The Boston Herald showcases the local ubermensch of National Grid:

The utility is “fundamentally changing how we operate” to address four areas of the global energy challenge: aging infrastructure, a revolution in energy supplies, extreme weather conditions, and an aging workforce and skills gap, according to Holliday.

The revolution in energy sources is being driven by aging power stations and wires, a growing realization of the impacts of climate and the need to reduce carbon emissions, and shale gas, according to Holliday.

The impacts of increasing extreme weather on National Grid were evident in 2011, when it “learned some hard lessons” responding to Hurricane Irene and an October nor’easter. “Our … restoration efforts were, frankly, disappointing,” Holliday said. “Our planning didn’t account for the magnitude of the logistical challenges hitting our electricity and gas networks simultaneously, across three states and numerous regions. We now look at future scenarios, which include events we haven’t seen before, to make sure we are better prepared.”

We all better hope so. October 25:

If we were serious about preparing for the future, Americans would be doing more to restore our crumbling electrical grid. As demand rises and infrastructure deteriorates, we can expect to see more system failures over the coming decades. Factor in the extreme weather brought by planetary climate change and you have a recipe for disaster.

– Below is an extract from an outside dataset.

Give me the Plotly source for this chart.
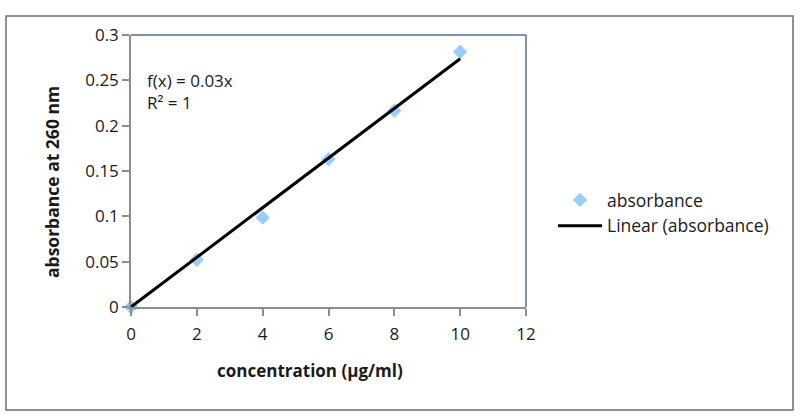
import numpy as np
import plotly.graph_objects as go

concentration = [0, 2, 4, 6, 8, 10]
absorbance = [0.0, 0.052, 0.0985, 0.163, 0.2165, 0.2815]
x_ticks = [0, 2, 4, 6, 8, 10, 12]
y_ticks = [0, 0.05, 0.1, 0.15, 0.2, 0.25, 0.3]
y_tick_labels = ["0", "0.05", "0.1", "0.15", "0.2", "0.25", "0.3"]

xa = np.array(concentration, dtype=float)
ya = np.array(absorbance, dtype=float)
slope = float((xa * ya).sum() / (xa * xa).sum())
fit_x = [min(concentration), max(concentration)]
fit_y = [slope * v for v in fit_x]

FONT = "Open Sans"
TXT = "#1a1a1a"
W, H = 800, 416
L, R, T, B = 131, 274, 35, 109
pw, ph = W - L - R, H - T - B

def px(x):
    return (x - L) / pw

def py(y):
    return (H - B - y) / ph

fig = go.Figure()
fig.add_trace(go.Scatter(
    x=concentration, y=absorbance, mode="markers", name="absorbance",
    marker=dict(symbol="diamond", size=11, color="#99CCFF"),
    cliponaxis=False,
))
fig.add_trace(go.Scatter(
    x=fit_x, y=fit_y, mode="lines", name="Linear (absorbance)",
    line=dict(color="black", width=3), cliponaxis=False,
))

fig.update_layout(
    width=W, height=H,
    margin=dict(l=L, r=R, t=T, b=B),
    paper_bgcolor="white", plot_bgcolor="white",
    font=dict(family=FONT, size=16, color=TXT),
    showlegend=True,
    legend=dict(
        x=px(553), y=py(182), xanchor="left", yanchor="top",
        font=dict(family=FONT, size=17.5, color=TXT),
        itemwidth=44, bgcolor="rgba(0,0,0,0)",
    ),
    xaxis=dict(
        range=[0, 12], tickvals=x_ticks, ticktext=[str(v) for v in x_ticks],
        showgrid=False, zeroline=False, showline=True, linecolor="#8c8c8c",
        linewidth=1.5, ticks="outside", ticklen=7, tickcolor="#8c8c8c",
        tickwidth=1.5, ticklabelstandoff=4,
        tickfont=dict(family=FONT, size=17, color=TXT),
    ),
    yaxis=dict(
        range=[0, 0.3], tickvals=y_ticks, ticktext=y_tick_labels,
        showgrid=False, zeroline=False, showline=True, linecolor="#8c8c8c",
        linewidth=1.5, ticks="outside", ticklen=7, tickcolor="#8c8c8c",
        tickwidth=1.5, tickfont=dict(family=FONT, size=17, color=TXT),
    ),
    shapes=[
        dict(type="line", xref="paper", yref="paper", x0=0, x1=1, y0=1, y1=1,
             line=dict(color="#4f6f9a", width=1.5)),
        dict(type="line", xref="paper", yref="paper", x0=1, x1=1, y0=0, y1=1,
             line=dict(color="#4f6f9a", width=1.5)),
        dict(type="rect", xref="paper", yref="paper",
             x0=px(6), x1=px(793), y0=py(410), y1=py(16),
             line=dict(color="#6e6e6e", width=1.5), layer="below"),
    ],
    annotations=[
        dict(text="f(x) = 0.03x<br>R² = 1", xref="paper", yref="paper",
             x=px(145), y=py(67), xanchor="left", yanchor="top", align="left",
             showarrow=False, font=dict(family=FONT, size=17, color=TXT)),
        dict(text="<b>concentration (µg/ml)</b>", xref="paper", yref="paper",
             x=px(310), y=py(370), xanchor="center", yanchor="middle",
             showarrow=False, font=dict(family=FONT, size=17, color=TXT)),
        dict(text="<b>absorbance at 260 nm</b>", xref="paper", yref="paper",
             x=px(52), y=py(182), xanchor="center", yanchor="middle",
             textangle=-90, showarrow=False,
             font=dict(family=FONT, size=17.5, color=TXT)),
    ],
)

fig.write_html("out.html")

Our current distribution system was built when we believed that energy from fossil fuels was both unlimited and cheap — two assumptions that have been effectively disproven. Oil and coal are revealed to be very expensive indeed once we include the costs of externalities like environmental damage, public health impacts, and the slow-motion catastrophe of global heating. Revamping the power grid from the bottom up with an emphasis on renewable energy sources — while focusing tightly on conservation, flexibility, and system-wide resilience — will save us trillions of dollars in the coming decades.